Protects tax-exempt status of electric cooperatives

Indiana Electric Cooperatives applauds the passage of the RURAL Act. The legislation, part of the spending bills signed Friday by the president, protects more than 900 electric cooperatives throughout the nation that risked losing their tax-exempt status when they accept government grants for disaster relief, broadband service and more.

The bill’s passage fixes a problem created in 2017 when Congress passed the Tax Cuts and Jobs Act, which redefined government grants to cooperatives as income rather than capital. That change made it difficult for many cooperatives to abide by the 15% limit on non-member income to keep their tax-exempt status. The RURAL Act once again exempts grants from being counted as income and is retroactive to the 2018 tax year.

“Not-for-profit electric cooperatives have a responsibility to represent the best interest of our consumer-members and we were concerned about the long-term implications of this unintended consequence,” said John Gasstrom, CEO at Indiana Electric Cooperatives.

Lawmakers passed the popular bipartisan legislation in the final hours of the 2019 session as part of a larger tax and spending bill that funds the government through September 2020.
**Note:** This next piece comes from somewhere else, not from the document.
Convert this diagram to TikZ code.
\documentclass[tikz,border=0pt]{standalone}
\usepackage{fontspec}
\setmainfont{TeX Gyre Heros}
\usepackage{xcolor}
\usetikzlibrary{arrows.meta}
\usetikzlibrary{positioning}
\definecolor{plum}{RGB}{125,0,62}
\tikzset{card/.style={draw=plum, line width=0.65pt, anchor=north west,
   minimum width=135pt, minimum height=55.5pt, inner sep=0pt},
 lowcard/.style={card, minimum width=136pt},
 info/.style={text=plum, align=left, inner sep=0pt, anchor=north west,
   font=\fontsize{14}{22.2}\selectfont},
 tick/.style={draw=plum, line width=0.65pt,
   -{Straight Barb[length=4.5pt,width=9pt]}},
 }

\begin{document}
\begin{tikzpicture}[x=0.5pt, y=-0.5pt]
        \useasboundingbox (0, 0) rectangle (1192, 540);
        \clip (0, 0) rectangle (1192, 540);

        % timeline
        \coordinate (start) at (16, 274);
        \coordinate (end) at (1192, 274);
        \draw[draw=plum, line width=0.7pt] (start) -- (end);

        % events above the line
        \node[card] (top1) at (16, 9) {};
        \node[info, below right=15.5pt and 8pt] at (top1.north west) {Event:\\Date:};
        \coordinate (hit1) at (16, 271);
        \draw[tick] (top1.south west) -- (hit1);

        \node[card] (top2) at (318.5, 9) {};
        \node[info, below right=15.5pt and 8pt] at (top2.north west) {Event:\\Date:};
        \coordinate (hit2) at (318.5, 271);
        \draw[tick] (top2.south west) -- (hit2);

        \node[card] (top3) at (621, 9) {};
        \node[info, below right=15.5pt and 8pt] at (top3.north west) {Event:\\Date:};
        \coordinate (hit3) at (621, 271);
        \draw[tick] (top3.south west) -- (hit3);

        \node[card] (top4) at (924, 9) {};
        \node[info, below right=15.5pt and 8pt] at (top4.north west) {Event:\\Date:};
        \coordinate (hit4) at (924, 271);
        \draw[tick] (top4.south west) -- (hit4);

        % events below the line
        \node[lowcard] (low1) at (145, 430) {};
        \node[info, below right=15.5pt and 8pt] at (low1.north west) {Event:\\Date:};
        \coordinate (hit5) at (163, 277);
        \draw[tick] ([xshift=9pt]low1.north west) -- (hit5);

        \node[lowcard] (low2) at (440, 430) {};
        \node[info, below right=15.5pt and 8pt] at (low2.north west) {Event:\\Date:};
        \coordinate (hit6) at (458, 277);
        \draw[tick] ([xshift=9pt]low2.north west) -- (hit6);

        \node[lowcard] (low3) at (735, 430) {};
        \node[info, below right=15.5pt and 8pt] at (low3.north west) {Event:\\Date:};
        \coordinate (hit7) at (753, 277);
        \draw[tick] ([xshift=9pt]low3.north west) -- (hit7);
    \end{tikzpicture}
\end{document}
“We are grateful to members of the Indiana delegation who supported this important legislation,” said Gasstrom. “This will have a meaningful impact on Indiana’s electric cooperatives and the people they serve – protecting rates and encouraging investment in rural infrastructure.”

Without the fix, some co-ops would have had to start paying taxes this spring after receiving grants in 2018 or 2019 to repair storm damage, bring high-speed internet to rural communities or invest in renewable energy and energy-efficiency programs. Many co-op leaders feared they would have to make difficult decisions about rates to pay the new taxes.